The problem I’m having
Unable to execute macro which brings in column names of table from INFORMATION_SCHEMA.TABLES and use it as value for check_cols in the snapshot model configuration.
The context of why I’m trying to do this
As part of my data model, I need to first create snapshots of source tables and use them as basis for rest of processing. However, I need to exclude some of the source columns from snapshot . I need to do this for all the source tables (10+ tables). Hence, I created a macro that can only get columns I require. In event of changes at source i.e. addition of more columns, I don’t want to come back again and revise the logic and let the macro handle it.
What I’ve already tried
I can get this working by putting in hard coded column values. To get the column values dynamically, I have created macro which is causing failure.

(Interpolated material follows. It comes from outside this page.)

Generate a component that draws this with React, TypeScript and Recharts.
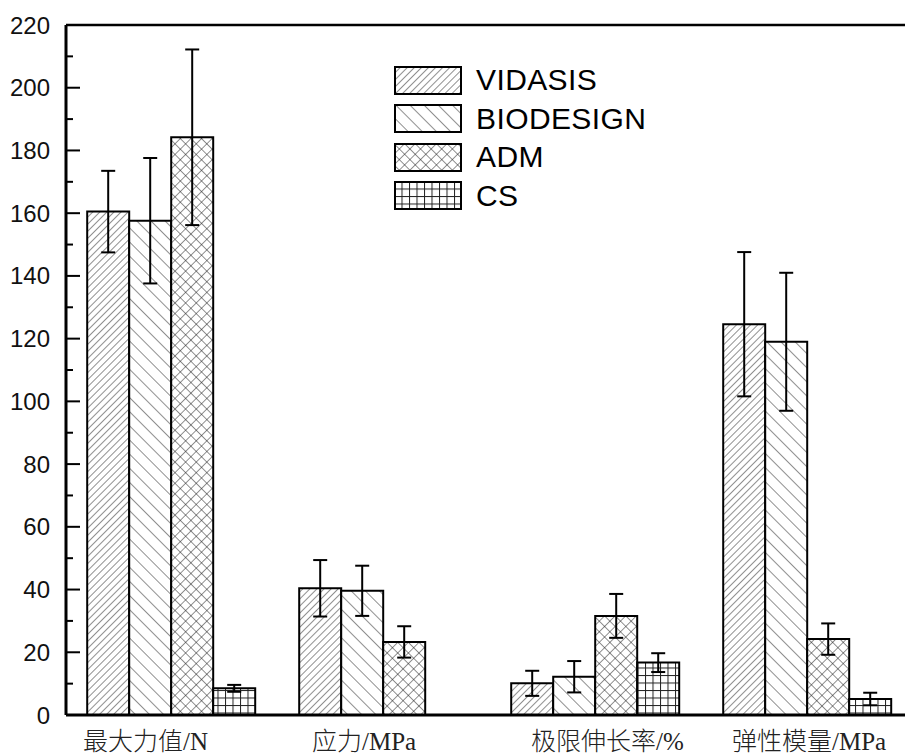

Some example code or error messages
Macro I created - get_column_names_excl_meta_cols
{%- macro get_column_names_excl_meta_cols(schema_name, table_name) -%}
{% set table_query %}
select
string_agg("'" || column_name || "'")
from
{%- if target.name == 'prod' -%}
gcp-project-prod.{{ schema_name }}.INFORMATION_SCHEMA.COLUMNS
{%- elif target.name == 'test' -%}
gcp-project-test.{{ schema_name }}.INFORMATION_SCHEMA.COLUMNS
{%- else -%}
gcp-project-dev.{{ schema_name }}.INFORMATION_SCHEMA.COLUMNS
{%- endif -%}
where table_name = '{{ table_name }}'
and column_name not in ('meta_ingest_ts')
{% endset %}
{%- set result = run_query(table_query).columns[0].values()[0] -%}
{{return( result )}}
{%- endmacro -%}
my snapshot model using the above macro
{% snapshot store_hist %}
{{
config(
target_schema=generate_schema_name('stores'),
strategy='check',
invalidate_hard_deletes=True,
unique_key='store_no',
check_cols=get_column_names_excl_meta_cols('stores', 'store_master')
)
}}
with base as (
select
*
from {{ src_table('stores', 'store_master') }}
)
select *
from base
{% endsnapshot %}
Command I am running - dbt snapshot --select store_hist
.
Error
Compilation Error in snapshot store_hist (snapshots\store_hist.sql)
‘None’ has no attribute ‘table’
Alternatives explored
I have encapsulated if execute command in my macro get_column_names_excl_meta_cols
as follows
{% if execute %}
{%- set result = run_query(table_query).columns[0].values()[0] -%}
{{return( result )}}
{% else %}
{{return( false ) }}
{% endif %}
Putting that in when I run the dbt snapshot --select store_hist
command I am getting the following error. I don’t fully understand how this command works. Reading docs, I realize (or am assuming) that this gets utilized when dbt run command works and using that prevents parsing error but I don’t know how it works in the context of dbt snapshot
command. Hence, I removed that if execute
condition.
Can someone please guide me on this? I am using dbt-core 1.5, dbt-bigquery 1.5 version and using dbt cli.
Please let me know any additional details required. I have also replaced string_agg function with array_agg (as that retrieves the value as array) but to no avail.
Parsing Error at path [‘check_cols’]:
False is not valid under any of the given schemas